Reinhold Würth: Wir werden dieses Jahr einen neuen Umsatzrekord machen. Mit über 20 Milliarden Euro konsolidiertem Umsatz. Wir planen auch für das kommende Jahr mit Wachstum. Unser Marktanteil ist ja immer noch sehr klein. Die Jungen haben also noch eine große Spielwiese.

 

Mit welchen Gefühlen blicken Sie ins Jahr 2024 und wo liegen aus Ihrer Sicht die größten Risiken?

Reinhold Würth: Selten bin ich in ein neues Jahr gegangen, in dem ich so große Sorgen hatte. Die Kriege in Nahost und in der Ukraine belasten mich. Sie beide haben das Potenzial, zu einem Brandbeschleuniger für einen dritten Weltkrieg zu werden. Wenn Putin taktische Atomraketen einsetzt, dann wird die Nato nicht ruhig bleiben können. Unsere ganze Zivilisation könnte dann um Jahrhunderte zurückgeworfen werden. Dann brauchen wir uns über die Visionen für das Jahr 2050 nicht mehr unterhalten.

 

Sie können nicht gelassener werden im Alter, wie es aussieht.

Reinhold Würth: Nein, ich bin nicht gelassen fürs nächste Jahr. Was das Unternehmen betrifft, ja, aber was die Weltpolitik betrifft, nein, da habe ich große Sorgen.

 

Und Sie bleiben weiter präsent?

Reinhold Würth: Solange ich körperlich noch fit bin und nicht senil, möchte ich immer noch ein bisschen zum Erfolg beitragen.

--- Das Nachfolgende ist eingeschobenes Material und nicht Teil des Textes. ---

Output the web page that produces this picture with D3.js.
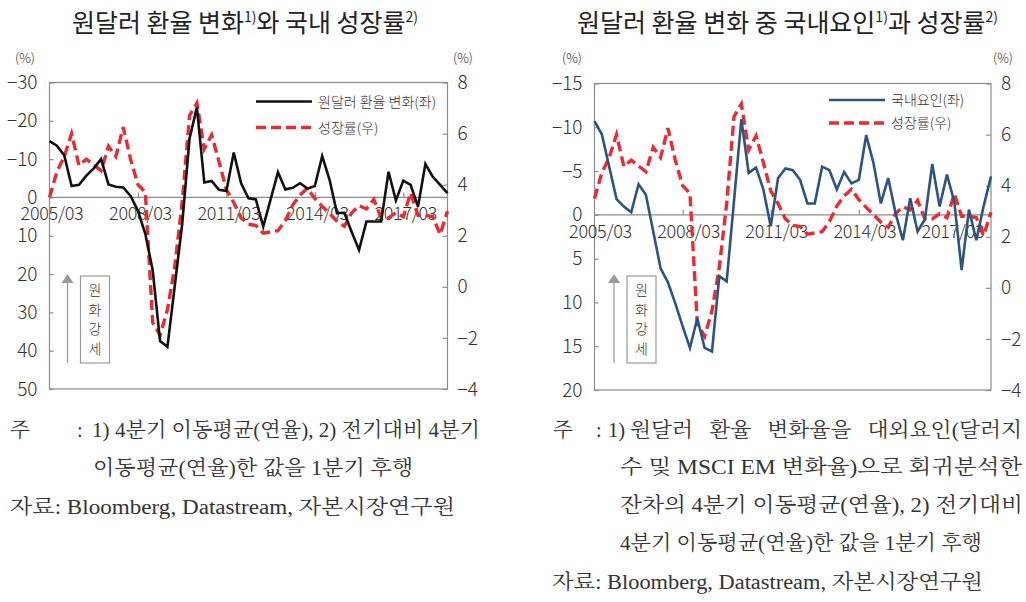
<!DOCTYPE html>
<html><head><meta charset="utf-8">
<script src="https://cdn.jsdelivr.net/npm/d3@7"></script>
<style>
html,body{margin:0;padding:0;background:#fff;}
svg{display:block;}
</style></head>
<body>
<svg id="c" width="1026" height="602"></svg>
<script>
// ---------- data ----------
const quarters = [
 "2005/03","2005/06","2005/09","2005/12","2006/03","2006/06","2006/09","2006/12",
 "2007/03","2007/06","2007/09","2007/12","2008/03","2008/06","2008/09","2008/12",
 "2009/03","2009/06","2009/09","2009/12","2010/03","2010/06","2010/09","2010/12",
 "2011/03","2011/06","2011/09","2011/12","2012/03","2012/06","2012/09","2012/12",
 "2013/03","2013/06","2013/09","2013/12","2014/03","2014/06","2014/09","2014/12",
 "2015/03","2015/06","2015/09","2015/12","2016/03","2016/06","2016/09","2016/12",
 "2017/03","2017/06","2017/09","2017/12","2018/03","2018/06","2018/09"
];
const xTickLabels = ["2005/03","2008/03","2011/03","2014/03","2017/03"];

// 원달러 환율 변화 (좌, %)
const fxChange = [
 -14.7,-13.5,-11.0,-3.0,-3.3,-5.7,-7.6,-10.0,
 -3.4,-2.8,-2.6,-0.4,3.5,9.5,19.0,37.5,
 39.0,23.0,7.0,-15.4,-23.5,-3.9,-4.3,-2.0,
 -1.7,-11.7,-3.7,0.2,0.5,7.6,0.5,-6.6,
 -2.1,-2.5,-3.7,-2.3,-3.0,-10.8,-4.6,4.1,
 4.0,9.0,13.7,6.3,6.3,6.3,-6.7,0.8,
 -4.4,-3.3,2.4,-8.7,-5.4,-3.3,-1.1
];
// 국내요인 (좌, %)
const domesticFactor = [
 -10.7,-9.2,-5.5,-1.8,-0.95,-0.3,-3.5,-2.3,
 1.9,6.1,7.7,10.1,12.7,15.2,11.8,15.2,
 15.6,7.0,7.6,-1.6,-10.9,-4.8,-5.4,-2.9,
 1.3,-4.2,-5.3,-5.1,-4.0,-1.3,-1.3,-5.5,
 -5.1,-2.9,-4.9,-3.6,-4.0,-9.1,-5.9,-1.3,
 -4.2,-0.2,2.9,-1.9,1.9,0.5,-5.8,-0.95,
 -4.6,-1.5,6.3,-0.6,2.9,-1.0,-4.4
];
// 성장률 (우, %)
const growth = [
 3.5,4.5,5.1,6.0,4.75,5.0,4.77,4.55,
 5.5,5.1,6.25,5.0,4.0,3.7,-1.4,-1.9,
 -0.9,0.8,3.3,6.7,7.2,5.4,5.95,4.9,
 3.8,3.3,2.7,2.45,2.4,2.1,2.15,2.2,
 2.6,3.2,3.6,3.86,3.45,3.15,2.87,2.57,
 2.37,2.9,3.18,3.05,3.42,2.7,2.7,2.9,
 2.74,3.68,2.8,2.8,2.75,2.05,2.96
];

const leftTicksA = [-30,-20,-10,0,10,20,30,40,50];
const leftTicksB = [-15,-10,-5,0,5,10,15,20];
const rightTicks = [8,6,4,2,0,-2,-4];

// ---------- style ----------
const SANS = "'Noto Sans CJK KR','Noto Sans',sans-serif";
const SERIF = "'Liberation Serif','Noto Serif CJK KR','Noto Sans CJK KR',serif";
const GRAY = "#8c8c8c";
const RED = "#ec2a2f";
const fmt = d => d < 0 ? "\u2212" + Math.abs(d) : String(d);

const svg = d3.select("#c");

function panel(cfg) {
  const {x0, x1, y0, y1} = cfg.box;
  const g = svg.append("g");
  const x = d3.scalePoint().domain(quarters).range([x0, x1]);
  const yL = d3.scaleLinear().domain(cfg.leftDomain).range([y0, y1]);
  const yR = d3.scaleLinear().domain([-4, 8]).range([y1, y0]);
  const zero = yL(0);

  g.append("rect").attr("x", x0).attr("y", y0).attr("width", x1 - x0).attr("height", y1 - y0)
    .attr("fill", "none").attr("stroke", GRAY).attr("stroke-width", 1.2);
  g.append("line").attr("x1", x0).attr("x2", x1).attr("y1", zero).attr("y2", zero)
    .attr("stroke", GRAY).attr("stroke-width", 1.2);

  const styleAxis = (sel, fs) => {
    sel.select(".domain").remove();
    sel.selectAll("line").attr("stroke", GRAY).attr("stroke-width", 1.2);
    sel.selectAll("text").attr("font-family", SANS).attr("font-weight", 300)
      .attr("font-size", fs).attr("fill", "#333");
  };

  const axL = g.append("g").attr("transform", `translate(${x0},0)`)
    .call(d3.axisLeft(yL).tickValues(cfg.leftTicks).tickFormat(fmt)
      .tickSizeInner(-4).tickSizeOuter(0).tickPadding(12));
  styleAxis(axL, 19);

  const axR = g.append("g").attr("transform", `translate(${x1},0)`)
    .call(d3.axisRight(yR).tickValues(rightTicks).tickFormat(fmt)
      .tickSizeInner(-5).tickSizeOuter(0).tickPadding(10));
  styleAxis(axR, 19);

  const axB = g.append("g").attr("transform", `translate(0,${zero})`)
    .call(d3.axisBottom(x).tickValues(xTickLabels)
      .tickSizeInner(-5).tickSizeOuter(0).tickPadding(10));
  styleAxis(axB, 18);
  axB.selectAll("text").attr("dx", cfg.labelDx).attr("letter-spacing", -0.3);
  axB.selectAll(".tick").filter(d => d === quarters[0]).select("line").remove();

  g.append("text").attr("x", cfg.pctL).attr("y", 63).attr("text-anchor", "middle")
    .attr("font-family", SANS).attr("font-weight", 300).attr("font-size", 13).attr("fill", "#333").text("(%)");
  g.append("text").attr("x", cfg.pctR).attr("y", 63).attr("text-anchor", "middle")
    .attr("font-family", SANS).attr("font-weight", 300).attr("font-size", 13).attr("fill", "#333").text("(%)");

  const lineL = d3.line().x((d, i) => x(quarters[i])).y(d => yL(d));
  const lineR = d3.line().x((d, i) => x(quarters[i])).y(d => yR(d));
  g.append("path").datum(growth).attr("d", lineR).attr("fill", "none")
    .attr("stroke", RED).attr("stroke-width", 3.4).attr("stroke-dasharray", "10,5");
  g.append("path").datum(cfg.series).attr("d", lineL).attr("fill", "none")
    .attr("stroke", cfg.color).attr("stroke-width", 2.6).attr("stroke-linejoin", "miter");

  const lg = cfg.legend;
  g.append("line").attr("x1", lg.x).attr("x2", lg.x + 56).attr("y1", lg.y1).attr("y2", lg.y1)
    .attr("stroke", cfg.color).attr("stroke-width", 2.6);
  g.append("line").attr("x1", lg.x).attr("x2", lg.x + 56).attr("y1", lg.y2).attr("y2", lg.y2)
    .attr("stroke", RED).attr("stroke-width", 3.4).attr("stroke-dasharray", "10,5");
  g.append("text").attr("x", lg.x + 62).attr("y", lg.y1 + 5).attr("font-family", SANS)
    .attr("font-weight", 300).attr("font-size", 14).attr("fill", "#333").text(cfg.legendLabel);
  g.append("text").attr("x", lg.x + 62).attr("y", lg.y2 + 5).attr("font-family", SANS)
    .attr("font-weight", 300).attr("font-size", 14).attr("fill", "#333").text("성장률(우)");

  const ax = cfg.arrowX;
  g.append("line").attr("x1", ax).attr("x2", ax).attr("y1", 363).attr("y2", 282)
    .attr("stroke", "#999").attr("stroke-width", 1.2);
  g.append("path").attr("d", `M${ax - 6},283 L${ax + 6},283 L${ax},274 Z`).attr("fill", "#999");
  g.append("rect").attr("x", ax + 13).attr("y", 276).attr("width", 29).attr("height", 87)
    .attr("fill", "#fff").attr("stroke", "#999").attr("stroke-width", 1.2);
  ["원", "화", "강", "세"].forEach((ch, k) => {
    g.append("text").attr("x", ax + 27.5).attr("y", 295 + k * 19.5).attr("text-anchor", "middle")
      .attr("font-family", SANS).attr("font-weight", 300).attr("font-size", 14).attr("fill", "#333").text(ch);
  });
}

panel({
  box: {x0: 49.5, x1: 447.5, y0: 82.5, y1: 389},
  leftDomain: [-30, 50], leftTicks: leftTicksA,
  series: fxChange, color: "#111", legendLabel: "원달러 환율 변화(좌)",
  legend: {x: 256, y1: 101.5, y2: 127.5},
  pctL: 25, pctR: 463, labelDx: 2, arrowX: 67.5
});
panel({
  box: {x0: 594.5, x1: 991, y0: 83.5, y1: 390},
  leftDomain: [-15, 20], leftTicks: leftTicksB,
  series: domesticFactor, color: "#2d5380", legendLabel: "국내요인(좌)",
  legend: {x: 829, y1: 100, y2: 123},
  pctL: 572, pctR: 1003, labelDx: 5.5, arrowX: 614
});

// ---------- titles ----------
function title(x, len, parts) {
  const t = svg.append("text").attr("x", x).attr("y", 32).attr("font-family", SANS)
    .attr("font-size", 25).attr("fill", "#222")
    .attr("textLength", len).attr("lengthAdjust", "spacingAndGlyphs");
  let raised = false;
  parts.forEach(p => {
    const ts = t.append("tspan").text(p.t);
    if (p.sup) { ts.attr("font-size", 14).attr("dy", -10); raised = true; }
    else if (raised) { ts.attr("dy", 10); raised = false; }
  });
}
title(72, 346, [{t: "원달러 환율 변화"}, {t: "1)", sup: true}, {t: "와 국내 성장률"}, {t: "2)", sup: true}]);
title(577, 421, [{t: "원달러 환율 변화 중 국내요인"}, {t: "1)", sup: true}, {t: "과 성장률"}, {t: "2)", sup: true}]);

// ---------- notes ----------
function note(x, y, txt, len, ws) {
  const t = svg.append("text").attr("x", x).attr("y", y).attr("font-family", SERIF)
    .attr("font-size", 20.5).attr("fill", "#333").text(txt);
  if (ws) t.attr("word-spacing", ws);
  if (len) t.attr("textLength", len).attr("lengthAdjust", "spacingAndGlyphs");
}
note(10, 437, "주");
note(77, 437, ":");
note(92, 437, "1) 4분기 이동평균(연율), 2) 전기대비 4분기", 388);
note(93, 475, "이동평균(연율)한 값을 1분기 후행", 320);
note(10, 514, "자료: Bloomberg, Datastream, 자본시장연구원", 445);

note(553, 437, "주");
note(596, 437, ":");
note(608, 437, "1)");
note(630, 437, "원달러 환율 변화율을 대외요인(달러지", 392, 10);
note(620, 474, "수 및 MSCI EM 변화율)으로 회귀분석한", 402);
note(620, 512, "잔차의 4분기 이동평균(연율), 2) 전기대비", 403);
note(620, 550, "4분기 이동평균(연율)한 값을 1분기 후행", 362);
note(552, 589, "자료: Bloomberg, Datastream, 자본시장연구원", 431);
</script>
</body></html>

Ich meine, das hat ja gut gewirkt. Und bei den Mitarbeiterinnen und Mitarbeitern bin ich ja auch ein bisschen Legende, möchte ich mal sagen.

 

Wie geht es Ihrer Frau?

Reinhold Würth: Den Umständen entsprechend gut. Sie ist ein medizinisches Wunder. Sie schlägt sich sehr gut. Wir sind dankbar.

 

Jetzt dürfen Sie zusammen Weihnachten feiern.

Reinhold Würth: Ja, wir sind in Österreich, in Salzburg, wo wir ohnehin inzwischen ein Drittel des Jahres leben. Die Familie kommt zu Besuch. Wir machen es gemütlich.

Benjamin Würth: Es ist traditionell ein großes In and Out. Wir kommen, dann geht es für uns zurück in die Schweiz, dort kommt dann meine Mutter vorbei.

 


Zu den Personen: Reinhold Würth und Benjamin Würth

Reinhold Würth (88) ist mit 14 Jahren ins Unternehmen seines Vaters eingestiegen, hat es nach dem Tod von Adolf Würth 1954 übernommen und seitdem zum größten Händler von Schrauben und Befestigungsmaterial weltweit aufgebaut. 1999 wurde er zum Ehrenprofessor an der Universität Karlsruhe (TH) berufen. Er ist seit 67 Jahren mit seiner Frau Carmen verheiratet, mit der er drei Kinder hat. Tochter Bettina ist Vorsitzende des Beirats der Würth-Gruppe. Ihr designierter Nachfolger ist Sebastian Würth, Sohn von Bettinas Schwester Marion.

Benjamin Würth (42) ist Sohn von Marion Würth und der älteste Enkel von Reinhold Würth. Er soll ihm als Vorsitzender des Stiftungsaufsichtsrats, dem obersten Führungsgremium der Würth-Gruppe, nachfolgen. Benjamin Würth ist verheiratet und lebt mit seiner Familie in der Schweiz. Operativ wird das Unternehmen von der Konzernführung unter Robert Friedmann geleitet.